En el muro norte Rivera pintó una mujer mongoloide, pues según los últimos estudios geológicos de aquellos años, durante las excavaciones en el perímetro del Círculo Ártico, salieron principalmente restos humanos de este fenotipo racial; mientras que, en el muro sur, basándose en las mismas investigaciones pero del Círculo Antártico, el pintor plasmó un hombre negroide por ser el fenotipo dominante encontrado en aquel casquete.[2] Aún con los rasgos asiáticos, la mujer tiene un gran parecido con el monolito de Chalchiuhtlicue ―esposa de Tláloc― pues presenta orejeras de chalchihuite, la boca entreabierta geométricamente rectangular, y de sus brazos parecen emanar ondas de agua como si fueran los ríos que brotan de los puños de la Diosa. Siguiendo esta idea, se puede especular que el hombre del muro sur podría ser nuevamente Tláloc; no obstante, parece una idea poco probable, pues no presenta atributos iconográficos que puedan encaminarnos a esa interpretación.
En El agua, origen de la vida, también están representadas distintas actividades humanas vitales y recreativas que dependen de este importante elemento, como la agricultura, la higiene y la natación. En la parte inferior aparecen flora y fauna acuáticas que rodean a la mujer y al hombre de los muros norte y sur, donde se aprecian peces, crustáceos, reptiles y anfibios, con una importante presencia del auto atributo de Diego Rivera: los sapos, ranas y ajolotes. En el piso otras especies microscópicas, monocelulares y pluricelulares salen de la corriente del túnel para distribuirse en el cuadro en ondas serpenteantes de gran belleza compositiva.
En el muro oriente, los arquitectos e ingenieros responsables de las obras del Lerma se encuentran en una junta en la que revisan los planos del proyecto.

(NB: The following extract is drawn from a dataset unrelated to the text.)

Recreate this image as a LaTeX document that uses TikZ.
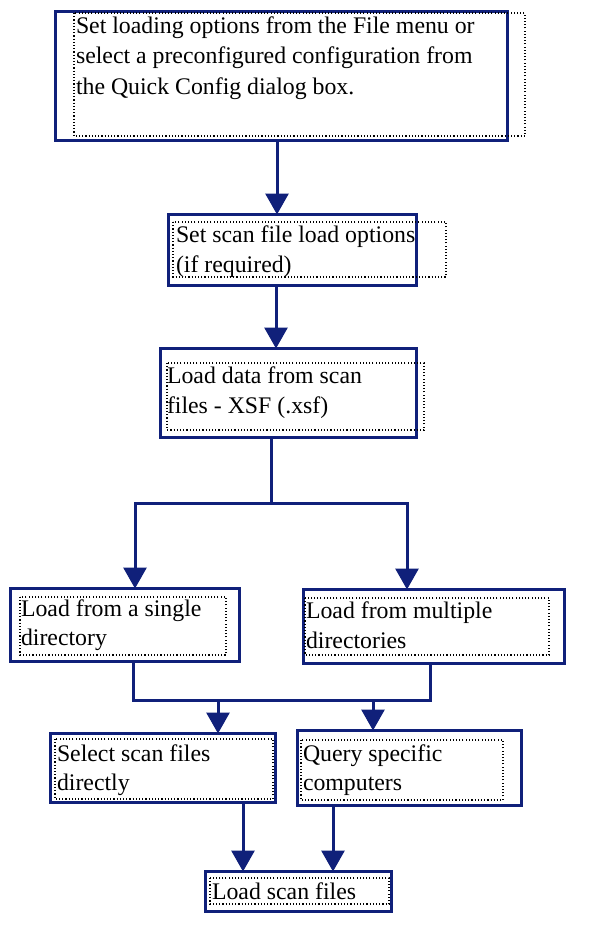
\documentclass[tikz,border=0pt]{standalone}
\usepackage{fontspec}
\setmainfont{Liberation Serif}
\usetikzlibrary{arrows.meta}
\definecolor{navy}{RGB}{16,32,122}
\begin{document}
\begin{tikzpicture}[x=1pt,y=-1pt,
  box/.style={draw=navy, line width=3pt, fill=white, rectangle, inner sep=0pt, outer sep=0pt},
  dotbox/.style={draw=black, line width=1.1pt, dash pattern=on 1.1pt off 2.1pt},
  txt/.style={anchor=base west, inner sep=0pt, outer sep=0pt, font=\fontsize{23.8pt}{30pt}\selectfont, text=black},
  conn/.style={draw=navy, line width=3pt},
  arr/.style={conn, -{Triangle[width=23pt,length=21pt]}}]
\fill[white] (0,0) rectangle (613,927);
\useasboundingbox (0,0) rectangle (613,927);

% solid boxes
\node[box, minimum width=452pt, minimum height=129pt] (b1) at (281.5,75.5) {};
\node[box, minimum width=248pt, minimum height=71pt]  (b2) at (292.5,250) {};
\node[box, minimum width=256pt, minimum height=89pt]  (b3) at (288.5,393) {};
\node[box, minimum width=229pt, minimum height=73pt]  (b4) at (125,625) {};
\node[box, minimum width=261pt, minimum height=74pt]  (b5) at (434,626.5) {};
\node[box, minimum width=225pt, minimum height=69pt]  (b6) at (163,768) {};
\node[box, minimum width=224pt, minimum height=75pt]  (b7) at (409.5,768) {};
\node[box, minimum width=186pt, minimum height=40pt]  (b8) at (298.5,891.5) {};

% dotted text frames
\draw[dotbox] (74,13) rectangle (525,136);
\draw[dotbox] (173,222) rectangle (446,277);
\draw[dotbox] (167,363) rectangle (424,430);
\draw[dotbox] (20,597) rectangle (226,655);
\draw[dotbox] (305,598) rectangle (549,655);
\draw[dotbox] (55,739) rectangle (273,799);
\draw[dotbox] (301,740) rectangle (503,800);
\draw[dotbox] (210,878) rectangle (389,904);

% texts
\node[txt] (t1a) at (76,33) {Set loading options from the File menu or};
\node[txt] (t1b) at (76,63.5) {select a preconfigured configuration from};
\node[txt] (t1c) at (76,94) {the Quick Config dialog box.};
\node[txt] (t2a) at (176,242) {Set scan file load options};
\node[txt] (t2b) at (176,272) {(if required)};
\node[txt] (t3a) at (167,383) {Load data from scan};
\node[txt] (t3b) at (167,413) {files - XSF (.xsf)};
\node[txt] (t4a) at (21,616) {Load from a single};
\node[txt] (t4b) at (21,645) {directory};
\node[txt] (t5a) at (306,618) {Load from multiple};
\node[txt] (t5b) at (306,648) {directories};
\node[txt] (t6a) at (57,761) {Select scan files};
\node[txt] (t6b) at (57,790) {directly};
\node[txt] (t7a) at (303,761) {Query specific};
\node[txt] (t7b) at (303,790) {computers};
\node[txt] (t8a) at (212,899) {Load scan files};

% junction coordinates
\coordinate (j1) at (271,503);
\coordinate (m1) at (133,700);
\coordinate (m2) at (430,700);
\coordinate (m3) at (218,700);
\coordinate (m4) at (373,700);

% connectors
\draw[arr] (b1.south -| 277,0) -- (b2.north -| 277,0);
\draw[arr] (b2.south -| 276,0) -- (b3.north -| 276,0);
\draw[conn] (b3.south -| j1) -- (j1);
\draw[arr] (j1) -| (b4.north -| 135,0);
\draw[arr] (j1) -| (b5.north -| 407,0);
\draw[conn] (b4.south -| m1) -- (m1) -- (m2) -- (b5.south -| m2);
\draw[arr] (m3) -- (b6.north -| m3);
\draw[arr] (m4) -- (b7.north -| m4);
\draw[arr] (b6.south -| 243,0) -- (b8.north -| 243,0);
\draw[arr] (b7.south -| 333,0) -- (b8.north -| 333,0);
\end{tikzpicture}
\end{document}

Aunque en la actualidad la caja de aguas del cárcamo se encuentra vacía y hasta un poco polvorienta, fue proyectada para que el agua corriera e inundara el mural. Por eso Rivera tomó en cuenta los efectos ópticos del reflejo y la refracción del agua en la perspectiva que empleó en esta composición. Esa es la razón de que las figuras antropomorfas tengan la cabeza tan alargada y fuera de proporción con respecto al cuerpo. También, con el fin de que la obra resistiera el medio acuoso, utilizó una mezcla de poliestireno y hule líquido como técnica plástica impermeable.

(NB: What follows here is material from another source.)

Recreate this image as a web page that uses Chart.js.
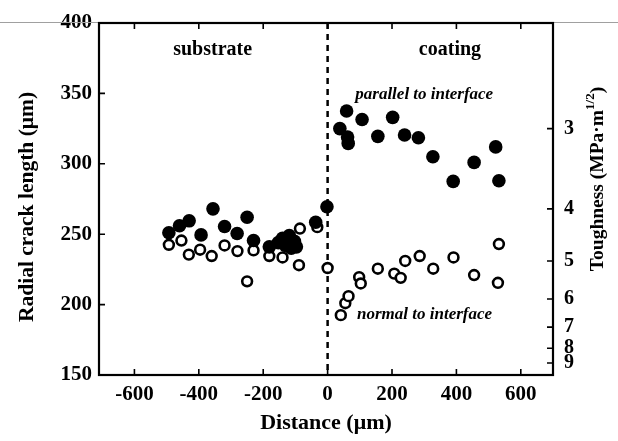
<!DOCTYPE html>
<html><head><meta charset="utf-8">
<script src="https://cdn.jsdelivr.net/npm/chart.js@4"></script>
<style>html,body{margin:0;padding:0;background:#fff}</style>
</head><body>
<canvas id="c" width="618" height="441"></canvas>
<script>
// ---- data ----
const xTicks = [-600, -400, -200, 0, 200, 400, 600];
const yTicks = [150, 200, 250, 300, 350, 400];
const toughnessLabels = [3, 4, 5, 6, 7, 8, 9];
const toughnessTickLengths = [325, 268, 231, 204, 184, 169, 158.5];

const parallelX = [-493,-460,-430,-393,-356,-320,-281,-250,-230,-181,-153,-140,-131,-119,-113,-103,-97,-37,-2,
                   38,59,62,64,107,156,202,239,282,327,390,455,522,532];
const parallelY = [251,256,259.5,249.5,268,255.5,250.5,262,245.5,241,244,247,242,249,240,245,241,258.5,269.5,
                   325,337.5,319,314.5,331.5,319.5,333,320.5,318.5,305,287.5,301,312,288];

const normalX = [-493,-454,-431,-396,-360,-320,-280,-250,-230,-181,-140,-89,-86,-32,0,
                 41,55,65,98,103,156,207,227,241,286,328,391,455,532,529];
const normalY = [242.5,245.5,235.5,239,234.5,242,238,216.5,238.5,234.5,233.5,228,254,255,226,
                 192.5,201,206,219.5,215,225.5,222,219,231,234.5,225.5,233.5,221,243,215.5];

const SERIF = '"Liberation Serif", "Times New Roman", serif';

const decor = {
  id: 'decor',
  beforeDatasetsDraw(chart) {
    const {ctx, chartArea: a, scales: {x}} = chart;
    const x0 = x.getPixelForValue(0);
    ctx.save();
    ctx.strokeStyle = '#000';
    ctx.lineWidth = 2.5;
    ctx.setLineDash([6, 5]);
    ctx.beginPath();
    ctx.moveTo(x0, a.top);
    ctx.lineTo(x0, a.bottom);
    ctx.stroke();
    ctx.restore();
  },
  afterDraw(chart) {
    const {ctx, chartArea: a, scales: {x, y, y2}} = chart;
    ctx.save();
    // faint scan line along the top
    ctx.strokeStyle = '#a0a0a0';
    ctx.lineWidth = 1;
    ctx.beginPath(); ctx.moveTo(0, a.top - 0.5); ctx.lineTo(chart.width, a.top - 0.5); ctx.stroke();
    // frame
    ctx.strokeStyle = '#000';
    ctx.lineWidth = 2.2;
    ctx.strokeRect(a.left, a.top, a.right - a.left, a.bottom - a.top);
    // inward ticks
    ctx.lineWidth = 1.6;
    ctx.beginPath();
    x.ticks.forEach(t => {
      const px = x.getPixelForValue(t.value);
      ctx.moveTo(px, a.bottom); ctx.lineTo(px, a.bottom - 6);
      ctx.moveTo(px, a.top); ctx.lineTo(px, a.top + 6);
    });
    y.ticks.forEach(t => {
      const py = y.getPixelForValue(t.value);
      ctx.moveTo(a.left, py); ctx.lineTo(a.left + 6, py);
    });
    y2.ticks.forEach(t => {
      const py = y2.getPixelForValue(t.value);
      ctx.moveTo(a.right, py); ctx.lineTo(a.right - 6, py);
    });
    ctx.stroke();

    ctx.fillStyle = '#000';
    ctx.textBaseline = 'middle';
    ctx.textAlign = 'center';
    // region labels
    ctx.font = 'bold 20px ' + SERIF;
    ctx.fillText('substrate', x.getPixelForValue(-357), y.getPixelForValue(381));
    ctx.fillText('coating', x.getPixelForValue(380), y.getPixelForValue(381));
    ctx.font = 'italic bold 17px ' + SERIF;
    ctx.fillText('parallel to interface', x.getPixelForValue(300), y.getPixelForValue(349));
    ctx.fillText('normal to interface', x.getPixelForValue(301), y.getPixelForValue(193));

    // axis titles
    ctx.font = 'bold 22px ' + SERIF;
    ctx.fillText('Distance (\u03bcm)', (a.left + a.right) / 2, 423);

    ctx.save();
    ctx.translate(27, 207);
    ctx.rotate(-Math.PI / 2);
    ctx.font = 'bold 21.5px ' + SERIF;
    ctx.fillText('Radial crack length (\u03bcm)', 0, 0);
    ctx.restore();

    // right title with superscript
    ctx.save();
    ctx.translate(598, 179);
    ctx.rotate(-Math.PI / 2);
    ctx.textAlign = 'left';
    const mainFont = 'bold 19.5px ' + SERIF, supFont = 'bold 13px ' + SERIF;
    ctx.font = mainFont;
    const t1 = 'Toughness (MPa\u00b7m', t3 = ')';
    const w1 = ctx.measureText(t1).width, w3 = ctx.measureText(t3).width;
    ctx.font = supFont;
    const w2 = ctx.measureText('1/2').width;
    let sx = -(w1 + w2 + w3) / 2;
    ctx.font = mainFont; ctx.fillText(t1, sx, 0); sx += w1;
    ctx.font = supFont; ctx.fillText('1/2', sx, -7); sx += w2;
    ctx.font = mainFont; ctx.fillText(t3, sx, 0);
    ctx.restore();

    ctx.restore();
  }
};

new Chart(document.getElementById('c'), {
  type: 'scatter',
  data: {
    datasets: [
      {
        label: 'parallel to interface',
        data: parallelX.map((v, i) => ({x: v, y: parallelY[i]})),
        pointRadius: 6.8,
        pointBackgroundColor: '#000',
        pointBorderColor: '#000',
        pointBorderWidth: 0,
        yAxisID: 'y'
      },
      {
        label: 'normal to interface',
        data: normalX.map((v, i) => ({x: v, y: normalY[i]})),
        pointRadius: 4.9,
        pointBackgroundColor: '#fff',
        pointBorderColor: '#000',
        pointBorderWidth: 2.6,
        yAxisID: 'y'
      }
    ]
  },
  options: {
    responsive: false,
    animation: false,
    devicePixelRatio: 1,
    layout: {padding: {top: 15, left: 0, right: 0, bottom: 0}},
    plugins: {legend: {display: false}, tooltip: {enabled: false}},
    scales: {
      x: {
        type: 'linear', position: 'bottom', min: -710, max: 700,
        afterBuildTicks: s => { s.ticks = xTicks.map(v => ({value: v})); },
        afterFit: s => { s.height = 66; },
        grid: {display: false, drawTicks: false},
        border: {display: false},
        ticks: {color: '#000', padding: 7, autoSkip: false, maxRotation: 0,
                font: {family: SERIF, size: 21, weight: 'bold'}}
      },
      y: {
        type: 'linear', position: 'left', min: 150, max: 400,
        afterBuildTicks: s => { s.ticks = yTicks.map(v => ({value: v})); },
        afterFit: s => { s.width = 99; },
        grid: {display: false, drawTicks: false},
        border: {display: false},
        ticks: {color: '#000', padding: 7, autoSkip: false,
                font: {family: SERIF, size: 21, weight: 'bold'}}
      },
      y2: {
        type: 'linear', position: 'right', min: 150, max: 400,
        afterBuildTicks: s => { s.ticks = toughnessTickLengths.map(v => ({value: v})); },
        afterFit: s => { s.width = 65; },
        grid: {display: false, drawTicks: false},
        border: {display: false},
        ticks: {color: '#000', padding: 11, autoSkip: false,
                font: {family: SERIF, size: 20, weight: '600'},
                callback: (v, i) => String(toughnessLabels[i])}
      }
    }
  },
  plugins: [decor]
});
</script>
</body></html>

Sin embargo, el agua de la caja, aquel “origen de la vida”, también fue la causa del constante deterioro que sufrió la obra durante la segunda mitad del siglo pasado. Desde su inauguración en 1951, los responsables de la obra hidráulica olvidaron colocar los cernidores que impedirían que la materia orgánica ―como hojas e insectos― se filtrara, por lo que para 1991 el mural se encontraba casi cubierto en su totalidad por una capa de limo café verdosa de 5 milímetros de grosor. Además, los cambios drásticos en la temperatura también habían provocado cuarteaduras en las paredes. El muro oriente era el más dañado, pues tampoco colocaron nada que detuviera la fuerza y el impacto de la corriente que entraba por el túnel poniente. Entonces la obra se creyó perdida, sin embargo, el limo pegado a los paramentos había servido como capa protectora para el mural. Al ver que únicamente se había desprendido un 20% de la capa pictórica, se procedió a un trabajo de restauración; excepto en el suelo, que tuvo que reconstruirse casi en su totalidad por una invasiva impermeabilización que se le había aplicado años antes.[3] Después de dos años en restauración El agua, origen de la vida quedó consolidado según el diseño y los materiales originales; no obstante se decidió desviar el cauce del Lerma como estrategia de conservación.
El Cárcamo de Dolores fue y sigue siendo una obra maestra de la integración plástica de mediados del siglo pasado, por conjugar en un mismo espacio la obra arquitectónica e ingenieril, la pintura, la escultura, el mosaico y el paisaje del Bosque de Chapultepec. La visita es todo un deleite, pues la escala monumental de todos sus elementos nos permite sumergirnos en un espacio único que resulta increíble que esté inmerso en el corazón de la Ciudad de México.
Cárcamo de Dolores | Autor: Diego Rivera y Ricardo Rivas (arquitecto) | Año: 1951 | El agua, origen de la vida (caja de aguas), poliestireno y hule líquido; Dios de la lluvia Tláloc (fuente) Esculto-pintura en parterre con mosaico de rocas naturales.
Museo Jardín del Agua/Cárcamo de Dolores | Horarios: Martes a Domingo: 10:00 a 17:00 hrs. | Precios: $25 público general; $11 Maestros y estudiantes (con credencial vigente) y niños de 3 a 12 años. Entrada libre a adultos mayores y grupos vulnerables. Martes entrada libre general.
Av. Rodolfo Neri Vela, Bosque de Chapultepec II Secc, Miguel Hidalgo, Ciudad de México, México.
[1] Diego Rivera, “Integración plástica en la cámara de distribución del agua del Lerma. Tema modular: El agua, origen de la vida en la tierra”, en Espacios, Revista Integral de Arquitectura y Artes Plásticas, número 9, México, 25 de febrero, 1952.
[2] Ídem.
[3] Isabel Tovar de Arechederra y Magdalena Mas coomps., Ensayos sobre la Ciudad de México IV: Reencuentro con nuestro patrimonio cultural, México, CDMX/UI/CONACULTA, 1994, pp. 188-189.